The CMA has a duty to carry out ongoing reviews of any conduct requirements in place to assess if the requirements are effective, if it should be varied or revoked, etc. In varying the requirements, the CMA will assess if the proposed requirement is permitted and if it is proportionate to the statutory objectives of the Act. If varying the conduct requirement is not an option, the CMA may revoke a requirement in response to market changes or circumstances which make the existing requirement inadequate for the intended aim. Once again, the CMA has a duty to conduct public consultations before varying or revoking a conduct requirement.
For Big Tech and digital companies that are likely to have SMS for extended periods of time, it would be a good idea to keep updated on market changes. SMS companies do have the opportunity to submit representations (along with evidence) or informally discuss with the CMA whether it is necessary or desirable for a requirement to be varied or revoked.
3. Pro-competition interventions
From 1 January 2025, the CMA also has the power to make pro-competition interventions (PCI) in relation to an SMS company, such as giving people the power to easily transfer their data from one provider to another, or requiring SMS companies to allow greater data access or greater interoperability between different products or services.
The CMA may begin an investigation to impose PCIs if it deems that there may be an adverse effect on competition as a result of the relevant digital activity and the PCI would remedy, mitigate, or prevent the adverse effect. Similar to the above, the CMA must carry out a consultation on the results of its PCI investigation before imposing any pro-competition orders or requirements on SMS companies.
SMS companies and third parties will be able to make written representations to the CMA before the investigation (through an invitation to comment by the CMA), during the consultation, and about the proposed decision. The CMA will typically also offer SMS companies and key third parties that are likely to be impacted by the proposed decision the opportunity to make oral representations, unless there is a reason not to do so.
In place of imposing a PCI, the CMA may accept commitments from SMS companies in relation to their conduct that may be causing the adverse effect, if the commitments will remedy, mitigate, or prevent the adverse effect.
When carrying out consultations in relation to designating SMS, imposing conduct requirements, or pro-competitive interventions, the CMA can freely use information it has obtained in the exercise of its statutory function. It is also statutorily obliged to protect confidential information from companies which comes to it in the same manner and is restricted from disclosing this information during the lifetime of an individual or the existence of the undertaking concerned.
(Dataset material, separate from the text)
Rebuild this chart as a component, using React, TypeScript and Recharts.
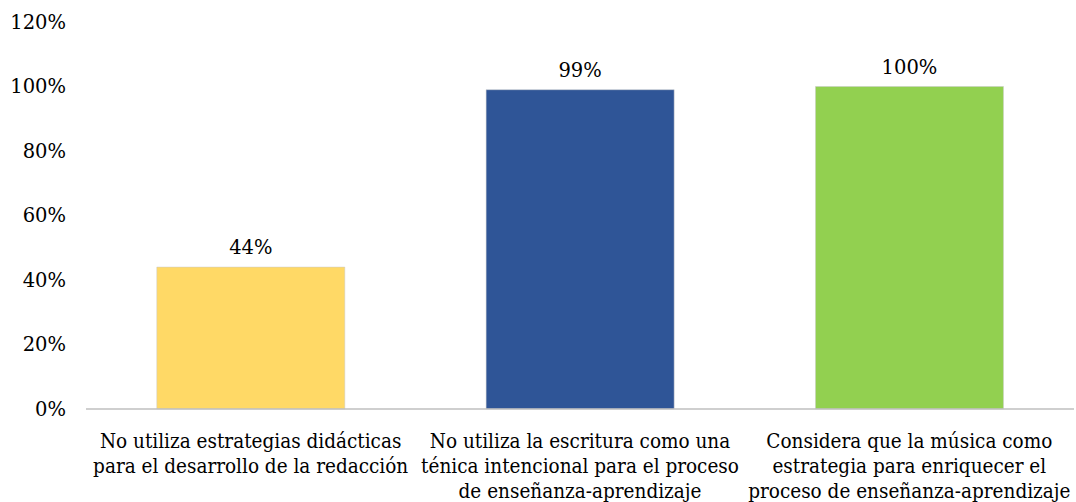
import { Bar, BarChart, Cell, LabelList, XAxis, YAxis } from 'recharts'

const categories = [
  'No utiliza estrategias didácticas|para el desarrollo de la redacción',
  'No utiliza la escritura como una|ténica intencional para el proceso|de enseñanza-aprendizaje',
  'Considera que la música como|estrategia para enriquecer el|proceso de enseñanza-aprendizaje',
]
const values = [44, 99, 100]
const colors = ['#FFD966', '#2F5597', '#92D050']
const yTicks = [0, 20, 40, 60, 80, 100, 120]

const data = categories.map((name, i) => ({ name, value: values[i] }))

const NUM_FONT = 'DejaVu Serif'
const LABEL_FONT = 'DejaVu Serif Condensed, DejaVu Serif'

// multi-line category label
function CategoryTick(props: any) {
  const { x, y, payload } = props
  const lines = String(payload.value).split('|')
  return (
    <text
      x={x}
      y={y}
      textAnchor="middle"
      fill="#000"
      fontFamily={LABEL_FONT}
      fontSize={20.5}
    >
      {lines.map((line, i) => (
        <tspan key={i} x={x} dy={i === 0 ? 31 : 25}>
          {line}
        </tspan>
      ))}
    </text>
  )
}

export default function App() {
  return (
    <div style={{ position: 'absolute', top: 0, left: 0, background: '#fff' }}>
      <BarChart
        width={1076}
        height={502}
        data={data}
        margin={{ top: 22, right: 2, bottom: 0, left: 0 }}
        barCategoryGap="21.5%"
        style={{ overflow: 'visible' }}
      >
        <XAxis
          dataKey="name"
          tick={<CategoryTick />}
          tickLine={false}
          axisLine={{ stroke: '#BFBFBF', strokeWidth: 1.5 }}
          height={93}
          interval={0}
        />
        <YAxis
          domain={[0, 120]}
          ticks={yTicks}
          tickFormatter={(v: number) => `${v}%`}
          axisLine={false}
          tickLine={false}
          tickSize={0}
          tickMargin={20}
          width={86}
          tick={{ fill: '#000', fontSize: 19.5, fontFamily: NUM_FONT }}
        />
        <Bar dataKey="value" isAnimationActive={false}>
          {data.map((_, i) => (
            <Cell key={i} fill={colors[i]} stroke="#c8c8c8" strokeWidth={0.5} />
          ))}
          <LabelList
            dataKey="value"
            position="top"
            offset={13}
            formatter={(v: number) => `${v}%`}
            fill="#000"
            fontSize={19.5}
            fontFamily={NUM_FONT}
          />
        </Bar>
      </BarChart>
    </div>
  )
}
Disclosing or using such information improperly (unless permitted in certain situations) constitutes a criminal offence. Therefore, companies that may be respondents of such consultations need not worry about the confidentiality risks of a consultation as the CMA is bound by high standards and requirements. The CMA will adopt measures such as asking respondents to provide confidential and non-confidential versions of any submissions and taking steps to redact, anonymise, or aggregate confidential information to protect confidentiality.
4. Merger reporting obligations
Unlike the UK’s voluntary merger control regime, under the digital markets regime, it is mandatory for SMS companies to report UK-connected mergers, acquisitions, or any other act of concentration (e.g., joint ventures) if it satisfies all of the following criteria:
(i) The act of concentration results in an increase in the percentage of shares or voting rights held by the SMS company
(a) From below 15% to 15% or more; or
(b) From 25% or less to more than 25%; or
(c) From 50% or less to more than 50%.
Note: If the act of concentration is a joint venture, the threshold is that the SMS company holds at least 15% of the shares or voting rights in the joint venture.
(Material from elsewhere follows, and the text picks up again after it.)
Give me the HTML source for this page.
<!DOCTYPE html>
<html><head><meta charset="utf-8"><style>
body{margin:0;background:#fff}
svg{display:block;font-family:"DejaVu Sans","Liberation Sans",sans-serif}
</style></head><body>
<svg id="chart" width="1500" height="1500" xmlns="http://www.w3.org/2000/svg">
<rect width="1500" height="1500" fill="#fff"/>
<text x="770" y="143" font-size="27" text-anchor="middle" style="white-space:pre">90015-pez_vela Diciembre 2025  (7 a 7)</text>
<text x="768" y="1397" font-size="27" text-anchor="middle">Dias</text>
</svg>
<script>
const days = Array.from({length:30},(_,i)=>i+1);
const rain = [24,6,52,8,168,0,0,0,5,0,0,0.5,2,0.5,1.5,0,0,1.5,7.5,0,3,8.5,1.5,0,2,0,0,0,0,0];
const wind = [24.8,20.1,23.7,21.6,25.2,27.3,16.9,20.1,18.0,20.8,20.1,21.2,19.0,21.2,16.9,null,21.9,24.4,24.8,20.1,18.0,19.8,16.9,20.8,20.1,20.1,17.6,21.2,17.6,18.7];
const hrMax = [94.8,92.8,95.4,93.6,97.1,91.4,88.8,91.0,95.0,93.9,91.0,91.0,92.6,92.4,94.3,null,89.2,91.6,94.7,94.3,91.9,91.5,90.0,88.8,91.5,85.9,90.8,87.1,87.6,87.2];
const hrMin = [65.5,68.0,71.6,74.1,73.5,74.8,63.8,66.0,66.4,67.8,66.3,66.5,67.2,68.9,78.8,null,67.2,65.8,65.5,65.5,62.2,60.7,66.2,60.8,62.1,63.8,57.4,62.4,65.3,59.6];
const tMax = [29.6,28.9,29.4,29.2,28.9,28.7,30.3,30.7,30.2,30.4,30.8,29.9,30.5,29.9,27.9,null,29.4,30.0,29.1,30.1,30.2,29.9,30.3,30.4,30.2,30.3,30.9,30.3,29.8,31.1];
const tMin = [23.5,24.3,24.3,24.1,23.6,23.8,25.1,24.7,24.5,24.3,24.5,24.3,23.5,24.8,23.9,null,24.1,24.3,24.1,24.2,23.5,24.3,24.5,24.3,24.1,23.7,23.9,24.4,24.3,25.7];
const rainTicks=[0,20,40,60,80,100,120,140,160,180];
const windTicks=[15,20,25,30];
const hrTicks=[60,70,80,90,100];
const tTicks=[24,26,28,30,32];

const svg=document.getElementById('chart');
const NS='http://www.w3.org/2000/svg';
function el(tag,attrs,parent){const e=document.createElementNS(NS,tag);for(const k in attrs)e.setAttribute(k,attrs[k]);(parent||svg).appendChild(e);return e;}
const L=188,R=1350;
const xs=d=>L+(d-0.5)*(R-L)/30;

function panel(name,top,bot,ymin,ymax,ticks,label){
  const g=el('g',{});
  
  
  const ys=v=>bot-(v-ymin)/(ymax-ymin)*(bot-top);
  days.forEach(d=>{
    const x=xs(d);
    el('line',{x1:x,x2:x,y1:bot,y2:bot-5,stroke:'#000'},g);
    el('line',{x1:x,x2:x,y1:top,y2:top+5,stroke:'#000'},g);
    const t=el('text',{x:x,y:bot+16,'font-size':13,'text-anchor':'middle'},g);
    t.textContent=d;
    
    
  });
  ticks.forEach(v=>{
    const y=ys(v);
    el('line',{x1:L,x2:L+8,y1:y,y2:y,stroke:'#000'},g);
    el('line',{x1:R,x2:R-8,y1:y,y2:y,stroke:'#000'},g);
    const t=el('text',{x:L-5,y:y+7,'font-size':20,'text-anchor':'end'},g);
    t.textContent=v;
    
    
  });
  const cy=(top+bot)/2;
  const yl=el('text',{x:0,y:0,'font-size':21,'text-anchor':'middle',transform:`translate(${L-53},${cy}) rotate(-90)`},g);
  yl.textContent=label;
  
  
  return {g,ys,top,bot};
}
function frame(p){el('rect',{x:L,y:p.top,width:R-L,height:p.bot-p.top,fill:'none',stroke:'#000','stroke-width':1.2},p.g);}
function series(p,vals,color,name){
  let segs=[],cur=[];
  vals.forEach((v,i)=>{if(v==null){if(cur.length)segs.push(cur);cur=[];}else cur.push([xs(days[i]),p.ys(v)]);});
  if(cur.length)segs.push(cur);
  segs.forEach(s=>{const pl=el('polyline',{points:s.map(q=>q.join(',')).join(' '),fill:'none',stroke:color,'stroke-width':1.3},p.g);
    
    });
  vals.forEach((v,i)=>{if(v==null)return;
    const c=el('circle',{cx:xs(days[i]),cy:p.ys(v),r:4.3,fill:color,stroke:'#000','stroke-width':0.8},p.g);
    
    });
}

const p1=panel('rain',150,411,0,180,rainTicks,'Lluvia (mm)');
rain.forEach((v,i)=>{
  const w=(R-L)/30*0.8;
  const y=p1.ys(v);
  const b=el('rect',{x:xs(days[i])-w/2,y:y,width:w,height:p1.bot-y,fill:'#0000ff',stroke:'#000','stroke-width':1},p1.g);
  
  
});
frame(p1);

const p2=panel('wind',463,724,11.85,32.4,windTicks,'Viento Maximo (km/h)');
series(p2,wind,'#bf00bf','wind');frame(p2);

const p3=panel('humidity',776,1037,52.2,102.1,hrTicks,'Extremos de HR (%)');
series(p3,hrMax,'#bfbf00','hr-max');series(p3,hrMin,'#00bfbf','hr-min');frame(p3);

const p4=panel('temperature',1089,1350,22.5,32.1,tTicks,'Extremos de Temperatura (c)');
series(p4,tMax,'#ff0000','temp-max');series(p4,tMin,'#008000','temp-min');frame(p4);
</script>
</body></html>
(ii) The target/joint venture carries on or expects or intends to carry on activities in the UK or supplies or expects or intends to supply goods and services (directly or indirectly) to a person in the UK.
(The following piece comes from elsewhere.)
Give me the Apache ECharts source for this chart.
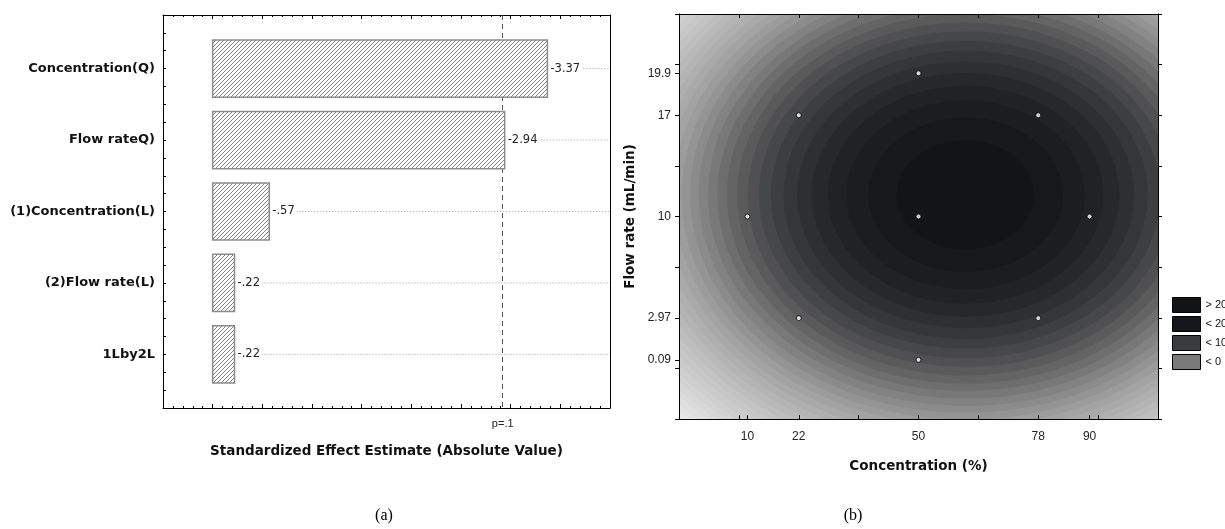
<!DOCTYPE html>
<html>
<head>
<meta charset="utf-8">
<title>Pareto chart and contour plot</title>
<script src="https://cdn.jsdelivr.net/npm/echarts@6/dist/echarts.min.js"></script>
<style>
  html, body { margin: 0; padding: 0; background: #fff; }
  #chart { width: 1225px; height: 529px; }
</style>
</head>
<body>
<div id="chart"></div>
<script>
// (a) Pareto chart of standardized effects
const effectNames = ["Concentration(Q)", "Flow rateQ)", "(1)Concentration(L)", "(2)Flow rate(L)", "1Lby2L"];
const effectValues = [-3.37, -2.94, -0.57, -0.22, -0.22];
const effectLabels = ["-3.37", "-2.94", "-.57", "-.22", "-.22"];
const pCritical = 2.92;

// (b) contour plot
const concLabels = [10, 22, 50, 78, 90];
const flowLabels = [0.09, 2.97, 10, 17, 19.9];
const concTicks = [-6, 8, 22, 36, 50, 64, 78, 92, 106];
const flowTicks = [-4, -0.5, 3, 6.5, 10, 13.5, 17, 20.5, 24];
const designConc = [10, 22, 22, 50, 50, 50, 78, 78, 90];
const designFlow = [10, 17, 2.97, 19.9, 10, 0.09, 17, 2.97, 10];

// contour bands: centre, half-width of each band (in % conc), inner to outer
const surfaceCenter = [61, 11.5];
const bandRadiusConc = [16.1, 22.8, 27.9, 32.2, 36.0, 39.4, 42.6, 45.5, 48.3, 50.9,
  53.4, 55.8, 58.0, 60.2, 62.4, 64.4, 66.4, 68.3, 70.2, 72.0,
  73.8, 75.5, 77.2, 78.9, 80.5, 82.1, 83.7, 85.2, 86.7, 88.2,
  89.6, 91.1, 92.5, 93.9, 95.2];
const bandAspect = 0.234; // flow units per conc unit
const bandColors = ["#131416", "#17181a", "#1c1d1f", "#212224", "#27282a", "#2e2f31", "#353638", "#3d3e40", "#464749", "#505052",
  "#5a5a5b", "#646464", "#6e6e6e", "#787878", "#828282", "#8b8b8b", "#949494", "#9c9c9c", "#a3a3a3", "#a9a9a9",
  "#afafaf", "#b4b4b4", "#b9b9b9", "#bebebe", "#c3c3c3", "#c7c7c7", "#cbcbcb", "#cfcfcf", "#d3d3d3", "#d7d7d7",
  "#dbdbdb", "#dfdfdf", "#e3e3e3", "#e7e7e7", "#ebebeb"];
const outsideColor = "#efefef";

const legendNames = ["> 20", "< 20", "< 10", "< 0"];
const legendColors = ["#121315", "#16171a", "#3a3b3d", "#7a7a7a"];

const FONT = "Liberation Sans, Arial, sans-serif";
const WIDE = "DejaVu Sans, Liberation Sans, sans-serif";

function makeHatch() {
    const size = 4;
    const c = document.createElement("canvas");
    c.width = size;
    c.height = size;
    const ctx = c.getContext("2d");
    ctx.fillStyle = "#fff";
    ctx.fillRect(0, 0, size, size);
    ctx.strokeStyle = "#808080";
    ctx.lineWidth = 1;
    ctx.beginPath();
    ctx.moveTo(0, size);
    ctx.lineTo(size, 0);
    ctx.moveTo(-1, 1);
    ctx.lineTo(1, -1);
    ctx.moveTo(size - 1, size + 1);
    ctx.lineTo(size + 1, size - 1);
    ctx.stroke();
    return c;
}
const hatch = makeHatch();

const chart = echarts.init(document.getElementById("chart"));

const barData = effectValues.map((v, i) => [Math.abs(v), i + 1, i]);

const bandData = bandRadiusConc
    .map((r, i) => [surfaceCenter[0], surfaceCenter[1], r, r * bandAspect, i])
    .reverse();

const designData = designConc.map((c, i) => [c, designFlow[i]]);

const frameLine = { show: true, onZero: false, lineStyle: { color: "#000", width: 1 } };
const nameStyle = { fontFamily: WIDE, fontWeight: "bold", fontSize: 13.5, color: "#111" };

const option = {
    animation: false,
    textStyle: { fontFamily: FONT },
    grid: [
        { left: 163, top: 15, width: 447, height: 393 },
        { left: 679, top: 14, width: 479, height: 405, show: true, backgroundColor: outsideColor, borderWidth: 0 },
    ],
    legend: {
        orient: "vertical",
        left: 1167,
        top: 292,
        itemWidth: 28,
        itemHeight: 15,
        itemGap: 3,
        icon: "rect",
        selectedMode: false,
        itemStyle: { borderColor: "#000", borderWidth: 1 },
        textStyle: { fontSize: 11, color: "#111" },
        data: legendNames,
    },
    xAxis: [
        {
            gridIndex: 0,
            type: "value",
            position: "bottom",
            min: -0.5,
            max: 4,
            interval: 0.5,
            axisLine: frameLine,
            axisTick: { inside: true, length: 4, lineStyle: { color: "#000" } },
            minorTick: { show: true, splitNumber: 5, length: 2, lineStyle: { color: "#000" } },
            splitLine: { show: false },
            axisLabel: {
                customValues: [pCritical],
                formatter: () => "p=.1",
                fontSize: 11,
                color: "#222",
                margin: 10,
            },
            name: "Standardized Effect Estimate (Absolute Value)",
            nameLocation: "middle",
            nameGap: 36,
            nameTextStyle: nameStyle,
        },
        {
            gridIndex: 0,
            type: "value",
            position: "top",
            min: -0.5,
            max: 4,
            interval: 0.5,
            axisLine: frameLine,
            axisTick: { inside: true, length: 4, lineStyle: { color: "#000" } },
            minorTick: { show: true, splitNumber: 5, length: 2, lineStyle: { color: "#000" } },
            splitLine: { show: false },
            axisLabel: { show: false },
        },
        {
            gridIndex: 1,
            type: "value",
            position: "bottom",
            z: 10,
            min: -6,
            max: 106,
            axisLine: frameLine,
            axisTick: { inside: true, length: 4, customValues: concTicks.concat(concLabels), lineStyle: { color: "#000" } },
            splitLine: { show: false },
            axisLabel: { customValues: concLabels, fontSize: 12, color: "#222", margin: 12 },
            name: "Concentration (%)",
            nameLocation: "middle",
            nameGap: 40,
            nameTextStyle: nameStyle,
        },
        {
            gridIndex: 1,
            type: "value",
            position: "top",
            z: 10,
            min: -6,
            max: 106,
            axisLine: frameLine,
            axisTick: { inside: true, length: 4, customValues: concTicks, lineStyle: { color: "#000" } },
            splitLine: { show: false },
            axisLabel: { show: false },
        },
    ],
    yAxis: [
        {
            gridIndex: 0,
            type: "value",
            inverse: true,
            min: 0.25,
            max: 5.75,
            interval: 0.25,
            axisLine: frameLine,
            axisTick: { inside: true, length: 3, lineStyle: { color: "#000" } },
            splitLine: { show: false },
            axisLabel: {
                customValues: [1, 2, 3, 4, 5],
                formatter: (v) => effectNames[Math.round(v) - 1],
                fontFamily: WIDE,
                fontWeight: "bold",
                fontSize: 13,
                color: "#111",
                margin: 8,
            },
        },
        {
            gridIndex: 0,
            type: "value",
            position: "right",
            inverse: true,
            min: 0.25,
            max: 5.75,
            axisLine: frameLine,
            axisTick: { show: false },
            splitLine: { show: false },
            axisLabel: { show: false },
        },
        {
            gridIndex: 1,
            type: "value",
            position: "left",
            z: 10,
            min: -4,
            max: 24,
            axisLine: frameLine,
            axisTick: { inside: false, length: 4, customValues: flowTicks.concat(flowLabels), lineStyle: { color: "#000" } },
            splitLine: { show: false },
            axisLabel: { customValues: flowLabels, fontSize: 12, color: "#222", margin: 8 },
            name: "Flow rate (mL/min)",
            nameLocation: "middle",
            nameGap: 42,
            nameTextStyle: nameStyle,
        },
        {
            gridIndex: 1,
            type: "value",
            position: "right",
            z: 10,
            min: -4,
            max: 24,
            axisLine: frameLine,
            axisTick: { inside: false, length: 4, customValues: flowTicks, lineStyle: { color: "#000" } },
            splitLine: { show: false },
            axisLabel: { show: false },
        },
    ],
    series: [
        {
            // p = .1 reference line
            type: "line",
            xAxisIndex: 0,
            yAxisIndex: 0,
            data: [],
            z: 1,
            markLine: {
                silent: true,
                symbol: "none",
                z: 1,
                label: { show: false },
                lineStyle: { color: "#555", width: 1, type: [5, 4] },
                data: [{ xAxis: pCritical }],
            },
        },
        {
            type: "custom",
            xAxisIndex: 0,
            yAxisIndex: 0,
            z: 3,
            data: barData,
            renderItem: (params, api) => {
                const row = api.value(1);
                const start = api.coord([0, row]);
                const end = api.coord([api.value(0), row]);
                const h = api.size([0, 0.8])[1];
                const right = params.coordSys.x + params.coordSys.width;
                return {
                    type: "group",
                    children: [
                        {
                            type: "line",
                            shape: { x1: end[0], y1: end[1], x2: right, y2: end[1] },
                            style: { stroke: "#9a9a9a", lineWidth: 1, lineDash: [1, 2] },
                        },
                        {
                            type: "rect",
                            shape: { x: start[0], y: end[1] - h / 2, width: end[0] - start[0], height: h },
                            style: { fill: { image: hatch, repeat: "repeat" }, stroke: "#8c8c8c", lineWidth: 1.5 },
                        },
                        {
                            type: "text",
                            x: end[0] + 2,
                            y: end[1],
                            style: {
                                text: effectLabels[api.value(2)],
                                align: "left",
                                verticalAlign: "middle",
                                fill: "#222",
                                font: "11.5px " + WIDE,
                                backgroundColor: "#fff",
                                padding: [0, 2, 0, 1],
                            },
                        },
                    ],
                };
            },
        },
        {
            type: "custom",
            xAxisIndex: 2,
            yAxisIndex: 2,
            clip: true,
            silent: true,
            z: 2,
            data: bandData,
            renderItem: (params, api) => {
                const c = api.coord([api.value(0), api.value(1)]);
                const s = api.size([api.value(2), api.value(3)]);
                return {
                    type: "circle",
                    x: c[0],
                    y: c[1],
                    scaleX: s[0] / s[1],
                    shape: { cx: 0, cy: 0, r: s[1] },
                    style: { fill: bandColors[api.value(4)] },
                };
            },
        },
        {
            type: "scatter",
            xAxisIndex: 2,
            yAxisIndex: 2,
            z: 5,
            symbol: "circle",
            symbolSize: 5,
            itemStyle: { color: "#fff", borderColor: "#000", borderWidth: 1 },
            data: designData,
        },
    ].concat(
        legendNames.map((name, i) => ({
            name: name,
            type: "custom",
            xAxisIndex: 2,
            yAxisIndex: 2,
            data: [],
            itemStyle: { color: legendColors[i] },
            renderItem: () => null,
        }))
    ),
    graphic: [
        { type: "text", x: 384, y: 516, style: { text: "(a)", font: "16px Liberation Serif, Times New Roman, serif", fill: "#000", align: "center", verticalAlign: "middle" } },
        { type: "text", x: 853, y: 516, style: { text: "(b)", font: "16px Liberation Serif, Times New Roman, serif", fill: "#000", align: "center", verticalAlign: "middle" } },
    ],
};

chart.setOption(option);
</script>
</body>
</html>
(iii) The total consideration of the deal is at least £25 million.
SMS companies must submit a report regarding such acquisitions of interest once they become obliged to complete the transaction (e.g., once the contract has been signed). The report must be done before the transaction completes. SMS companies must also regularly assess any deals taking place that may become reportable due to material changes to the arrangement.
Once the report has been submitted, the CMA has five working days to accept it and another five working days thereafter to review it (called ‘the waiting period’). Unlike the non-suspensory nature of the UK merger control regime, the transaction cannot close under this regime during the waiting period. At the end of the waiting period, where the CMA finds that there may be a reasonable chance that the merger could result in a substantial lessening of competition within any market in the UK, it may decide to launch a formal merger investigation. If no competition concerns are found at the end of the waiting period, the CMA may inform the acquirer that it has no further questions or that it is continuing to assess whether a formal investigation would be needed (in which case the CMA may ask the parties to provide additional information). In the latter scenario, the CMA will aim to arrive at a decision as efficiently as possible. Regardless, if an investigation is not opened by the CMA by the end of the waiting period, the transaction may close.
5. Enforcement powers
Under this regime, the CMA has the power to impose a fine of up to 10% worldwide turnover (of the company or its group) and in cases of breaches of an order or commitment, a fine of 5% of daily worldwide turnover for each day a breach continues. In imposing penalties, the CMA will have regard to factors contained in its “Administrative Penalties: Statement of Policy on the CMA’s Approach” guidance.
Looking forward
The introduction of the digital markets regime is changing the landscape of the competition regime in the UK, alongside the changes to the competition and consumer protection regimes. The CMA will be investigating Big Tech companies and large digital platforms for SMS designation and will consider imposing conduct requirements to ensure that healthy competition is maintained in connection with the relevant digital activity. It can also impose interventions to remedy any anti-competitive consequences of the companies’ activities. Large digital companies will also be scrutinised heavily in relation to their mergers, acquisitions, and joint ventures for compliance with the new mandatory merger control reporting criteria. Breaches of conduct requirements and merger reporting requirements, among others, will be grounds for the CMA to enforce substantial penalties on SMS companies. Therefore, large businesses in the digital markets should anticipate SMS investigations and make sure that they set up systems to align with the new regime.